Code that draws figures
###

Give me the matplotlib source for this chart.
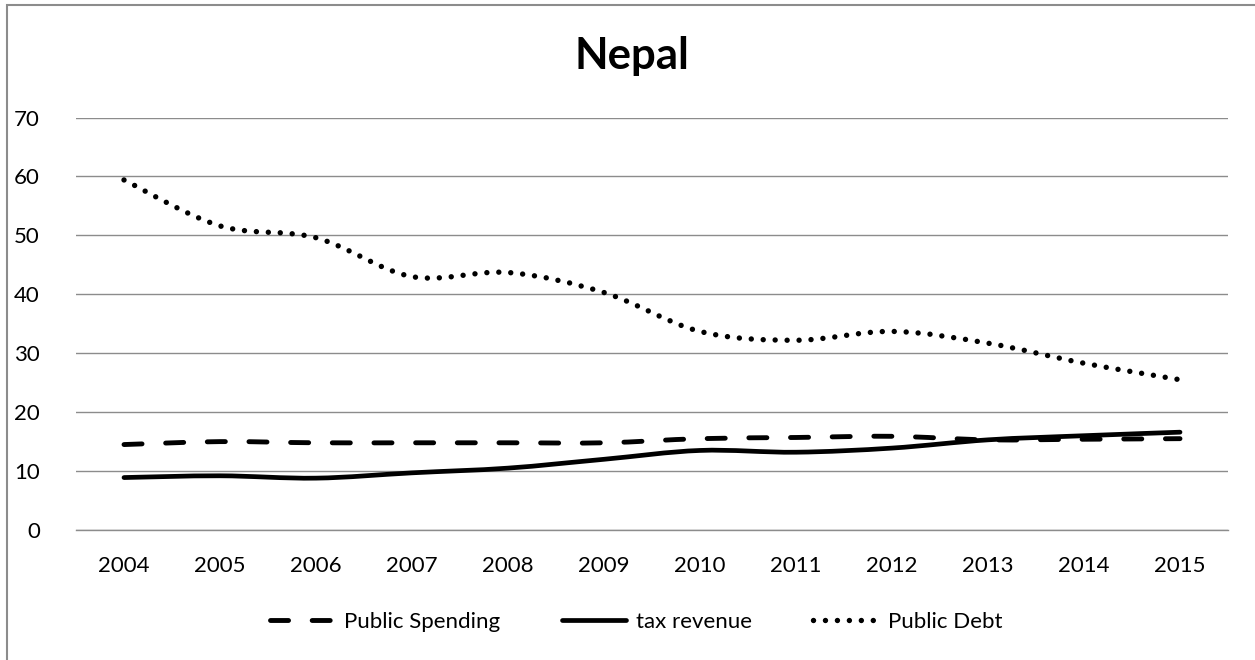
import matplotlib
matplotlib.use("Agg")
import matplotlib.pyplot as plt
from matplotlib.path import Path
from matplotlib.patches import PathPatch, Rectangle
from matplotlib.lines import Line2D
import numpy as np

plt.rcParams['font.family'] = ['Lato', 'DejaVu Sans']
plt.rcParams['lines.scale_dashes'] = False

years = ["2004", "2005", "2006", "2007", "2008", "2009",
         "2010", "2011", "2012", "2013", "2014", "2015"]
public_spending = [14.5, 15.0, 14.8, 14.8, 14.8, 14.8,
                   15.5, 15.7, 15.9, 15.3, 15.4, 15.5]
tax_revenue = [8.9, 9.2, 8.8, 9.7, 10.5, 12.0,
               13.5, 13.2, 13.9, 15.3, 16.0, 16.6]
public_debt = [59.4, 51.6, 49.6, 43.0, 43.7, 40.3,
               33.7, 32.2, 33.7, 31.7, 28.3, 25.5]
y_ticks = [0, 10, 20, 30, 40, 50, 60, 70]

W, H, DPI = 1255, 660, 100
fig = plt.figure(figsize=(W / DPI, H / DPI), dpi=DPI)
ax = fig.add_axes([76 / W, 1 - 530 / H, (1228 - 76) / W, (530 - 117.5) / H])

styles = {
    "Public Spending": dict(linestyle=(0, (13.0, 17.0)), lw=3.5),
    "tax revenue": dict(linestyle="-", lw=3.4),
    "Public Debt": dict(linestyle=(0, (0.01, 8.6)), lw=3.9),
}


def smooth_path(xs, ys, t=1 / 6):
    """Piecewise cubic Bezier through every point (Catmull-Rom style)."""
    pts = np.column_stack([xs, ys]).astype(float)
    n = len(pts)
    verts = [pts[0]]
    codes = [Path.MOVETO]
    for i in range(n - 1):
        p0 = pts[i - 1] if i > 0 else pts[i]
        p1, p2 = pts[i], pts[i + 1]
        p3 = pts[i + 2] if i + 2 < n else pts[i + 1]
        c1 = p1 + (p2 - p0) * t
        c2 = p2 - (p3 - p1) * t
        verts += [c1, c2, p2]
        codes += [Path.CURVE4] * 3
    return Path(verts, codes)


x = np.arange(len(years))
series = [("Public Spending", public_spending),
          ("tax revenue", tax_revenue),
          ("Public Debt", public_debt)]
handles = []
for name, vals in series:
    st = styles[name]
    patch = PathPatch(smooth_path(x, vals), fill=False, edgecolor="black",
                      linewidth=st["lw"], linestyle=st["linestyle"],
                      capstyle="round", joinstyle="round", zorder=3)
    ax.add_patch(patch)
    handles.append(Line2D([], [], color="black", linewidth=st["lw"],
                          linestyle=st["linestyle"],
                          dash_capstyle="round", solid_capstyle="round",
                          label=name))

ax.set_xlim(-0.5, len(years) - 0.5)
ax.set_ylim(0, 70)
ax.set_xticks(x)
ax.set_xticklabels(years)
ax.set_yticks(y_ticks)
ax.set_yticklabels([str(v) for v in y_ticks])
ax.tick_params(axis="both", length=0, labelsize=16, colors="black")
ax.tick_params(axis="y", pad=26)
ax.tick_params(axis="x", pad=19)
ax.grid(axis="y", color="#8c8c8c", linewidth=1.0)
ax.set_axisbelow(True)
for side in ("left", "right", "top"):
    ax.spines[side].set_visible(False)
ax.spines["bottom"].set_color("#8c8c8c")
ax.spines["bottom"].set_linewidth(1.0)

fig.text(0.5 * (575 + 688) / W, 1 - 56 / H, "Nepal", ha="center", va="center",
         fontsize=31.5, fontweight="bold")

fig.legend(handles=handles, loc="center", bbox_to_anchor=(636 / W, 1 - 622 / H),
           ncol=3, frameon=False, fontsize=16, handlelength=2.9,
           handletextpad=0.45, columnspacing=2.75)

fig.patches.append(Rectangle((7 / W, -0.5), 2.0, 0.5 + 1 - 5 / H,
                             transform=fig.transFigure, fill=False,
                             edgecolor="#8c8c8c", linewidth=1.5))

fig.savefig("out.png", dpi=DPI, facecolor="white")
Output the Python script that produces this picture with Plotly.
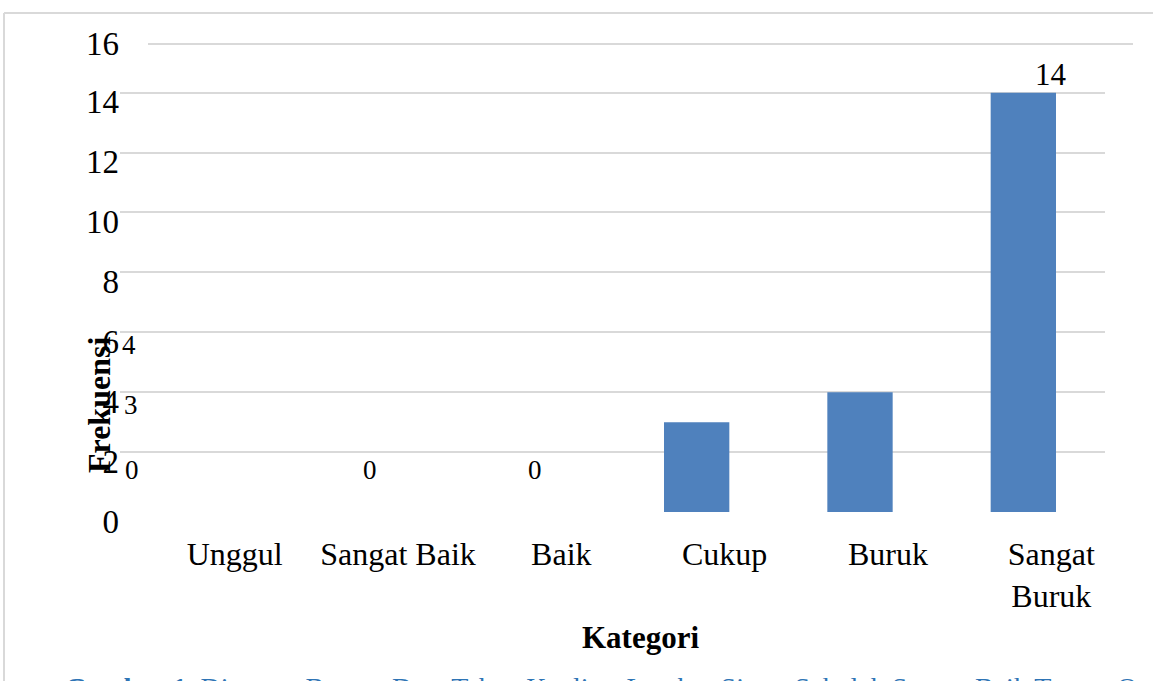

###

Given instruction: Output a faithful copy of the data, with each picture left out.

Worked solution:
Give me the matplotlib source for this chart.
import matplotlib
matplotlib.use("Agg")
import matplotlib.pyplot as plt
from matplotlib.path import Path
from matplotlib.patches import PathPatch, Rectangle
from matplotlib.lines import Line2D
import numpy as np

plt.rcParams['font.family'] = ['Lato', 'DejaVu Sans']
plt.rcParams['lines.scale_dashes'] = False

years = ["2004", "2005", "2006", "2007", "2008", "2009",
         "2010", "2011", "2012", "2013", "2014", "2015"]
public_spending = [14.5, 15.0, 14.8, 14.8, 14.8, 14.8,
                   15.5, 15.7, 15.9, 15.3, 15.4, 15.5]
tax_revenue = [8.9, 9.2, 8.8, 9.7, 10.5, 12.0,
               13.5, 13.2, 13.9, 15.3, 16.0, 16.6]
public_debt = [59.4, 51.6, 49.6, 43.0, 43.7, 40.3,
               33.7, 32.2, 33.7, 31.7, 28.3, 25.5]
y_ticks = [0, 10, 20, 30, 40, 50, 60, 70]

W, H, DPI = 1255, 660, 100
fig = plt.figure(figsize=(W / DPI, H / DPI), dpi=DPI)
ax = fig.add_axes([76 / W, 1 - 530 / H, (1228 - 76) / W, (530 - 117.5) / H])

styles = {
    "Public Spending": dict(linestyle=(0, (13.0, 17.0)), lw=3.5),
    "tax revenue": dict(linestyle="-", lw=3.4),
    "Public Debt": dict(linestyle=(0, (0.01, 8.6)), lw=3.9),
}


def smooth_path(xs, ys, t=1 / 6):
    """Piecewise cubic Bezier through every point (Catmull-Rom style)."""
    pts = np.column_stack([xs, ys]).astype(float)
    n = len(pts)
    verts = [pts[0]]
    codes = [Path.MOVETO]
    for i in range(n - 1):
        p0 = pts[i - 1] if i > 0 else pts[i]
        p1, p2 = pts[i], pts[i + 1]
        p3 = pts[i + 2] if i + 2 < n else pts[i + 1]
        c1 = p1 + (p2 - p0) * t
        c2 = p2 - (p3 - p1) * t
        verts += [c1, c2, p2]
        codes += [Path.CURVE4] * 3
    return Path(verts, codes)


x = np.arange(len(years))
series = [("Public Spending", public_spending),
          ("tax revenue", tax_revenue),
          ("Public Debt", public_debt)]
handles = []
for name, vals in series:
    st = styles[name]
    patch = PathPatch(smooth_path(x, vals), fill=False, edgecolor="black",
                      linewidth=st["lw"], linestyle=st["linestyle"],
                      capstyle="round", joinstyle="round", zorder=3)
    ax.add_patch(patch)
    handles.append(Line2D([], [], color="black", linewidth=st["lw"],
                          linestyle=st["linestyle"],
                          dash_capstyle="round", solid_capstyle="round",
                          label=name))

ax.set_xlim(-0.5, len(years) - 0.5)
ax.set_ylim(0, 70)
ax.set_xticks(x)
ax.set_xticklabels(years)
ax.set_yticks(y_ticks)
ax.set_yticklabels([str(v) for v in y_ticks])
ax.tick_params(axis="both", length=0, labelsize=16, colors="black")
ax.tick_params(axis="y", pad=26)
ax.tick_params(axis="x", pad=19)
ax.grid(axis="y", color="#8c8c8c", linewidth=1.0)
ax.set_axisbelow(True)
for side in ("left", "right", "top"):
    ax.spines[side].set_visible(False)
ax.spines["bottom"].set_color("#8c8c8c")
ax.spines["bottom"].set_linewidth(1.0)

fig.text(0.5 * (575 + 688) / W, 1 - 56 / H, "Nepal", ha="center", va="center",
         fontsize=31.5, fontweight="bold")

fig.legend(handles=handles, loc="center", bbox_to_anchor=(636 / W, 1 - 622 / H),
           ncol=3, frameon=False, fontsize=16, handlelength=2.9,
           handletextpad=0.45, columnspacing=2.75)

fig.patches.append(Rectangle((7 / W, -0.5), 2.0, 0.5 + 1 - 5 / H,
                             transform=fig.transFigure, fill=False,
                             edgecolor="#8c8c8c", linewidth=1.5))

fig.savefig("out.png", dpi=DPI, facecolor="white")
Output the Python script that produces this picture with Plotly.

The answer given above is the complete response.